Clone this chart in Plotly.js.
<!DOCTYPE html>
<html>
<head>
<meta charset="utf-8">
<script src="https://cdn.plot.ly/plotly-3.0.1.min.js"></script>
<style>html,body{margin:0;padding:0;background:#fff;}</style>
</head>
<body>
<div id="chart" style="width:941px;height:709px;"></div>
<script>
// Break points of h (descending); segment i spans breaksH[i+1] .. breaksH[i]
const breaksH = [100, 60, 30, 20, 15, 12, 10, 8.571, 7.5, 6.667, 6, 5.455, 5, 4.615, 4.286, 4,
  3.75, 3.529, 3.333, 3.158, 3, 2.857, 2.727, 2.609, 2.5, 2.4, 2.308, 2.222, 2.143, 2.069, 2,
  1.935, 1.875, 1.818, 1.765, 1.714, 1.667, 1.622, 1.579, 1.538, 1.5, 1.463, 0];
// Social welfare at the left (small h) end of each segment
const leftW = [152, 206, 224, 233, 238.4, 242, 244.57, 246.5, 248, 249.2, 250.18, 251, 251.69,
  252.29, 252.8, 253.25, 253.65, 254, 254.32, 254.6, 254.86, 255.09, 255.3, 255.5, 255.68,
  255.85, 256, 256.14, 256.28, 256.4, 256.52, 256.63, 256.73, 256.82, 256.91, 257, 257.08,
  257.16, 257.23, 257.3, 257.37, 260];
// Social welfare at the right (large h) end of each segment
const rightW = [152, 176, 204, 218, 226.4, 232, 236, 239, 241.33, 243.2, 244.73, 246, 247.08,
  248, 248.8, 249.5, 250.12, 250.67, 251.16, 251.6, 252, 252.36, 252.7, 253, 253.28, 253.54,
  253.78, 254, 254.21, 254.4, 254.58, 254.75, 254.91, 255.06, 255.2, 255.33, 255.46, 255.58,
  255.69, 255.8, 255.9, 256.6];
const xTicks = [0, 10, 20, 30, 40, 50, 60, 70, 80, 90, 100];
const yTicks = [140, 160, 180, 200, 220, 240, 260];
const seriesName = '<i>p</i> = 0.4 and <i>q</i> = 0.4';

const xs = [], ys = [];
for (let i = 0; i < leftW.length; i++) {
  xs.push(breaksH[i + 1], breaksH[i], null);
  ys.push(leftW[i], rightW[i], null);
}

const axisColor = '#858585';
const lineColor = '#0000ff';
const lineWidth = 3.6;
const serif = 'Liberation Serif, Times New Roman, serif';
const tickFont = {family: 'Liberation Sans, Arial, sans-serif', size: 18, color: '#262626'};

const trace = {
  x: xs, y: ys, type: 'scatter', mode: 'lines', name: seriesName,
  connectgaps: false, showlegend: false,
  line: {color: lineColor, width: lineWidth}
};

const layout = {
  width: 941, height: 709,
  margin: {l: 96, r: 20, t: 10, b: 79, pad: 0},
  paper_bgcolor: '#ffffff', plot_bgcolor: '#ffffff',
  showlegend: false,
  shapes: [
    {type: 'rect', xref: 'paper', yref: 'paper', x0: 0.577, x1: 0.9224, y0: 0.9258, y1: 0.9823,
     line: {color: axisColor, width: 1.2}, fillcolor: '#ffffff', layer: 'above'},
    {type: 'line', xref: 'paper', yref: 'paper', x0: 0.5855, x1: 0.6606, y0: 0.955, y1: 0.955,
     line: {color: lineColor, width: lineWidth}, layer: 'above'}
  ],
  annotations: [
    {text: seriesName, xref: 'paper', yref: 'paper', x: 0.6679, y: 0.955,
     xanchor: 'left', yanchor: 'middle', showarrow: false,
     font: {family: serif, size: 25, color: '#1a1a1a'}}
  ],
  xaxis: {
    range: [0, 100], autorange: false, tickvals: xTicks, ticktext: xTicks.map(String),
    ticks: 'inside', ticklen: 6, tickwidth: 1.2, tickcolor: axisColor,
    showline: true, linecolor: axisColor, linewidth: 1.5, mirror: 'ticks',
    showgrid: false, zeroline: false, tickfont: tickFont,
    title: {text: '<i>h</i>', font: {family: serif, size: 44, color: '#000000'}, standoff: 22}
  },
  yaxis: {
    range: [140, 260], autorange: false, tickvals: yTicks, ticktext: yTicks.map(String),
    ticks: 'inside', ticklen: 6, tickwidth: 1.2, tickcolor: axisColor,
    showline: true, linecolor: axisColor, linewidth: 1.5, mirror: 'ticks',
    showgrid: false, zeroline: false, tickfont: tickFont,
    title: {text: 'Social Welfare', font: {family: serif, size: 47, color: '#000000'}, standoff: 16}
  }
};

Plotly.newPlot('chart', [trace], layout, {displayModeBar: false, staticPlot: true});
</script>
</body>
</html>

━━━━━━━━

Direction ▸
Reproduce the full listing word for word.

Solution to this task ▸
Clone this chart in Plotly.js.
<!DOCTYPE html>
<html>
<head>
<meta charset="utf-8">
<script src="https://cdn.plot.ly/plotly-3.0.1.min.js"></script>
<style>html,body{margin:0;padding:0;background:#fff;}</style>
</head>
<body>
<div id="chart" style="width:941px;height:709px;"></div>
<script>
// Break points of h (descending); segment i spans breaksH[i+1] .. breaksH[i]
const breaksH = [100, 60, 30, 20, 15, 12, 10, 8.571, 7.5, 6.667, 6, 5.455, 5, 4.615, 4.286, 4,
  3.75, 3.529, 3.333, 3.158, 3, 2.857, 2.727, 2.609, 2.5, 2.4, 2.308, 2.222, 2.143, 2.069, 2,
  1.935, 1.875, 1.818, 1.765, 1.714, 1.667, 1.622, 1.579, 1.538, 1.5, 1.463, 0];
// Social welfare at the left (small h) end of each segment
const leftW = [152, 206, 224, 233, 238.4, 242, 244.57, 246.5, 248, 249.2, 250.18, 251, 251.69,
  252.29, 252.8, 253.25, 253.65, 254, 254.32, 254.6, 254.86, 255.09, 255.3, 255.5, 255.68,
  255.85, 256, 256.14, 256.28, 256.4, 256.52, 256.63, 256.73, 256.82, 256.91, 257, 257.08,
  257.16, 257.23, 257.3, 257.37, 260];
// Social welfare at the right (large h) end of each segment
const rightW = [152, 176, 204, 218, 226.4, 232, 236, 239, 241.33, 243.2, 244.73, 246, 247.08,
  248, 248.8, 249.5, 250.12, 250.67, 251.16, 251.6, 252, 252.36, 252.7, 253, 253.28, 253.54,
  253.78, 254, 254.21, 254.4, 254.58, 254.75, 254.91, 255.06, 255.2, 255.33, 255.46, 255.58,
  255.69, 255.8, 255.9, 256.6];
const xTicks = [0, 10, 20, 30, 40, 50, 60, 70, 80, 90, 100];
const yTicks = [140, 160, 180, 200, 220, 240, 260];
const seriesName = '<i>p</i> = 0.4 and <i>q</i> = 0.4';

const xs = [], ys = [];
for (let i = 0; i < leftW.length; i++) {
  xs.push(breaksH[i + 1], breaksH[i], null);
  ys.push(leftW[i], rightW[i], null);
}

const axisColor = '#858585';
const lineColor = '#0000ff';
const lineWidth = 3.6;
const serif = 'Liberation Serif, Times New Roman, serif';
const tickFont = {family: 'Liberation Sans, Arial, sans-serif', size: 18, color: '#262626'};

const trace = {
  x: xs, y: ys, type: 'scatter', mode: 'lines', name: seriesName,
  connectgaps: false, showlegend: false,
  line: {color: lineColor, width: lineWidth}
};

const layout = {
  width: 941, height: 709,
  margin: {l: 96, r: 20, t: 10, b: 79, pad: 0},
  paper_bgcolor: '#ffffff', plot_bgcolor: '#ffffff',
  showlegend: false,
  shapes: [
    {type: 'rect', xref: 'paper', yref: 'paper', x0: 0.577, x1: 0.9224, y0: 0.9258, y1: 0.9823,
     line: {color: axisColor, width: 1.2}, fillcolor: '#ffffff', layer: 'above'},
    {type: 'line', xref: 'paper', yref: 'paper', x0: 0.5855, x1: 0.6606, y0: 0.955, y1: 0.955,
     line: {color: lineColor, width: lineWidth}, layer: 'above'}
  ],
  annotations: [
    {text: seriesName, xref: 'paper', yref: 'paper', x: 0.6679, y: 0.955,
     xanchor: 'left', yanchor: 'middle', showarrow: false,
     font: {family: serif, size: 25, color: '#1a1a1a'}}
  ],
  xaxis: {
    range: [0, 100], autorange: false, tickvals: xTicks, ticktext: xTicks.map(String),
    ticks: 'inside', ticklen: 6, tickwidth: 1.2, tickcolor: axisColor,
    showline: true, linecolor: axisColor, linewidth: 1.5, mirror: 'ticks',
    showgrid: false, zeroline: false, tickfont: tickFont,
    title: {text: '<i>h</i>', font: {family: serif, size: 44, color: '#000000'}, standoff: 22}
  },
  yaxis: {
    range: [140, 260], autorange: false, tickvals: yTicks, ticktext: yTicks.map(String),
    ticks: 'inside', ticklen: 6, tickwidth: 1.2, tickcolor: axisColor,
    showline: true, linecolor: axisColor, linewidth: 1.5, mirror: 'ticks',
    showgrid: false, zeroline: false, tickfont: tickFont,
    title: {text: 'Social Welfare', font: {family: serif, size: 47, color: '#000000'}, standoff: 16}
  }
};

Plotly.newPlot('chart', [trace], layout, {displayModeBar: false, staticPlot: true});
</script>
</body>
</html>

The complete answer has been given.